Drain it and remove the rear cover for a look at the side yokes.
A general rebuild runs about $500 from a vette shop. They replace the bearings,seals,posi clutches, but this does not include yokes or gears if needed.
If you have access to a press and some measuring tools you can do the job yourself. It will take time but is "doable" I walked a couple of guys through it so let me know if you have any questions.
Good luck,
Gary
Things to consider:
- Can't come down until the rear of the exhaust gets moved out of the way
- Remove the entire spare tire assembly but be prepared for the two pivot bolts to be rusted in place.
- Removing the stut/shock mount from the spindle support can be very diffucult due to rust. Don't try this without first getting the $10 tool that threads onto the stut mount.

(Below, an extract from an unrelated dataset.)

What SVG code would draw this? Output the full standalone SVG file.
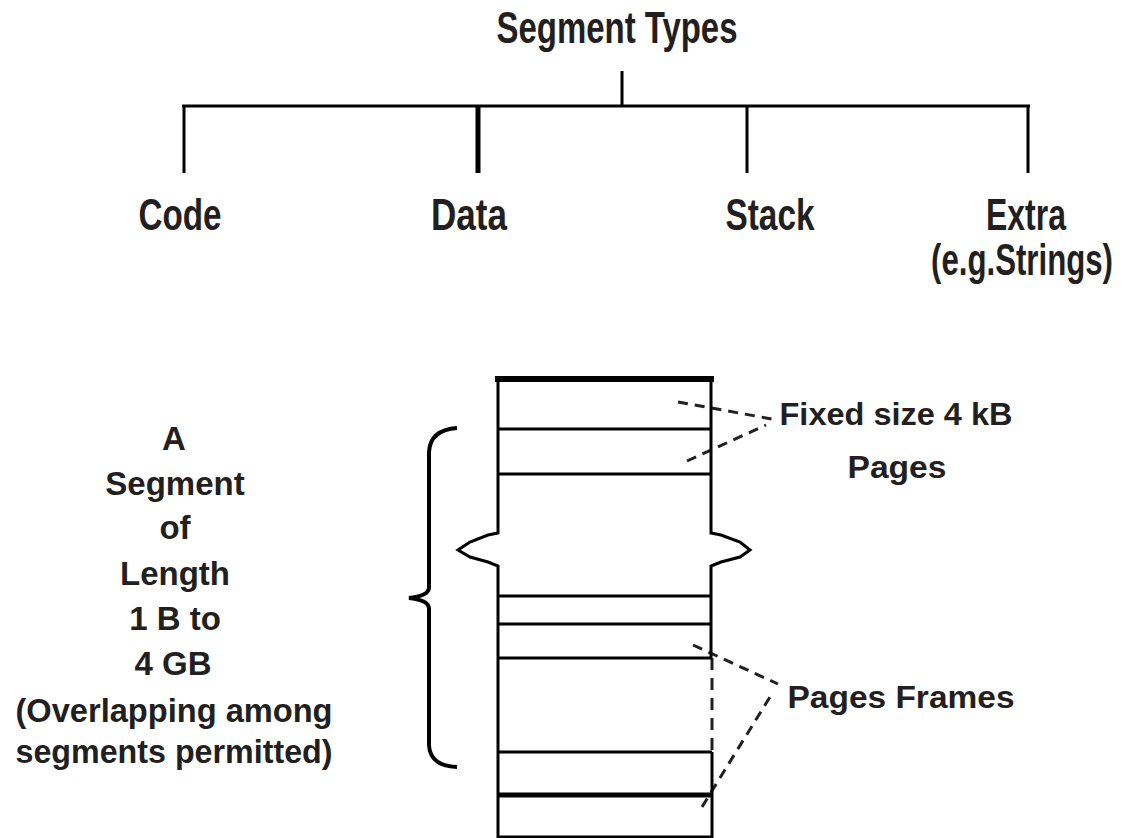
<svg xmlns="http://www.w3.org/2000/svg" width="1124" height="838" viewBox="0 0 1124 838">
<style>
.t{font-family:"Liberation Sans",Arial,sans-serif;font-weight:bold;fill:#231f20;text-anchor:middle}
.big{font-size:44px}
.mid{font-size:32px}
.ln{stroke:#000;fill:none;stroke-width:3}
.thk{stroke-width:5}
.thk6{stroke-width:6}
.br{stroke-width:4}
.dash{stroke:#231f20;fill:none;stroke-width:3;stroke-dasharray:10 7}
.vd{stroke-dasharray:12 8}
</style>
<rect width="1124" height="838" fill="#fff"/>
<g id="connectors">
<line class="ln" x1="622" y1="71" x2="622" y2="106"/>
<line class="ln" x1="182" y1="106" x2="1030" y2="106"/>
<line class="ln" x1="184" y1="106" x2="184" y2="173"/>
<line class="ln thk" x1="478" y1="106" x2="478" y2="173"/>
<line class="ln" x1="747" y1="106" x2="747" y2="173"/>
<line class="ln" x1="1028" y1="106" x2="1028" y2="173"/>
<line class="dash" x1="678" y1="402" x2="772" y2="419"/>
<line class="dash" x1="687" y1="461" x2="766" y2="425"/>
<line class="dash" x1="693" y1="645" x2="778" y2="684"/>
<line class="dash" x1="702" y1="807" x2="770" y2="697"/>
</g>
<g id="title"><text class="t big" x="617" y="43" textLength="241" lengthAdjust="spacingAndGlyphs">Segment Types</text></g>
<g id="code"><text class="t big" x="180" y="230" textLength="83" lengthAdjust="spacingAndGlyphs">Code</text></g>
<g id="data"><text class="t big" x="469" y="230" textLength="76" lengthAdjust="spacingAndGlyphs">Data</text></g>
<g id="stack"><text class="t big" x="770" y="230" textLength="89" lengthAdjust="spacingAndGlyphs">Stack</text></g>
<g id="extra">
<text class="t big" x="1026" y="230" textLength="80" lengthAdjust="spacingAndGlyphs">Extra</text>
<text class="t big" x="1022" y="275" textLength="182" lengthAdjust="spacingAndGlyphs">(e.g.Strings)</text>
</g>
<g id="segment-box">
<path class="ln thk6" d="M495,379 L714,379"/>
<path class="ln" d="M498,378 L498,533 L488,535 L470,542 L458,550 L470,557 L488,562 L498,566 L498,837 L712,837 L712,752"/>
<path class="ln" d="M711,378 L711,533 L721,535 L740,542 L750,550 L740,557 L721,562 L711,566 L711,658"/>
<line class="dash vd" x1="712" y1="658" x2="712" y2="752"/>
<line class="ln" x1="498" y1="429" x2="711" y2="429"/>
<line class="ln" x1="498" y1="474" x2="711" y2="474"/>
<line class="ln" x1="498" y1="596" x2="711" y2="596"/>
<line class="ln" x1="498" y1="624" x2="711" y2="624"/>
<line class="ln" x1="498" y1="658" x2="712" y2="658"/>
<line class="ln" x1="498" y1="752" x2="712" y2="752"/>
<line class="ln thk" x1="498" y1="795" x2="712" y2="795"/>
</g>
<g id="brace">
<path class="ln br" d="M457,428 Q430,430 429,452 L429,588 Q428,596 409,598 Q428,600 429,608 L429,745 Q430,766 457,767"/>
</g>
<g id="segment-label" class="t" style="font-size:33px">
<text x="174" y="450">A</text>
<text x="175" y="495">Segment</text>
<text x="175" y="539">of</text>
<text x="175" y="585">Length</text>
<text x="175" y="630">1 B to</text>
<text x="173" y="675">4 GB</text>
<text x="174" y="722" textLength="317" lengthAdjust="spacingAndGlyphs">(Overlapping among</text>
<text x="174" y="763" textLength="317" lengthAdjust="spacingAndGlyphs">segments permitted)</text>
</g>
<g id="fixed-pages">
<text class="t mid" x="896" y="425" textLength="233" lengthAdjust="spacingAndGlyphs">Fixed size 4 kB</text>
<text class="t mid" x="897" y="478" textLength="99" lengthAdjust="spacingAndGlyphs">Pages</text>
</g>
<g id="page-frames">
<text class="t mid" x="901" y="708" textLength="227" lengthAdjust="spacingAndGlyphs">Pages Frames</text>
</g>
</svg>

- Removing the diff mount cross member can be difficult due to rust at both the bolt and the mount hats. Advise to soak the bolts both top and bottom before you try removal. You might want to invest another $10 at Lowes for a good pry bar.
- Once you disconnect the drivshaft and halfshafts you can remove the rear spring assembly. This, again, can be difficult with rusty bolts.
- Remove the front diff mount and keep everything in order.
- After you have isolated the suspension from the differential, put a floor jack under the crossmember, unbolt the crossmember and pry the member off the frame. It's going to be tight so be prepared for it to "pop" loose. Some are easier than others. It is heavy with the differential bolted to it, which is why you need a floor jack.
- Once you have the differential/crossmember out you can remove the four bolts that hold the rear cover to the crossmember, again there could be some rust holding the bolts
As you can read, just about everything has a complexity based upon rust.
Just adding that I just dissconnected the strut rods from the inner mount, and left the shock and mount on to hold up the trailing arm while everything is out.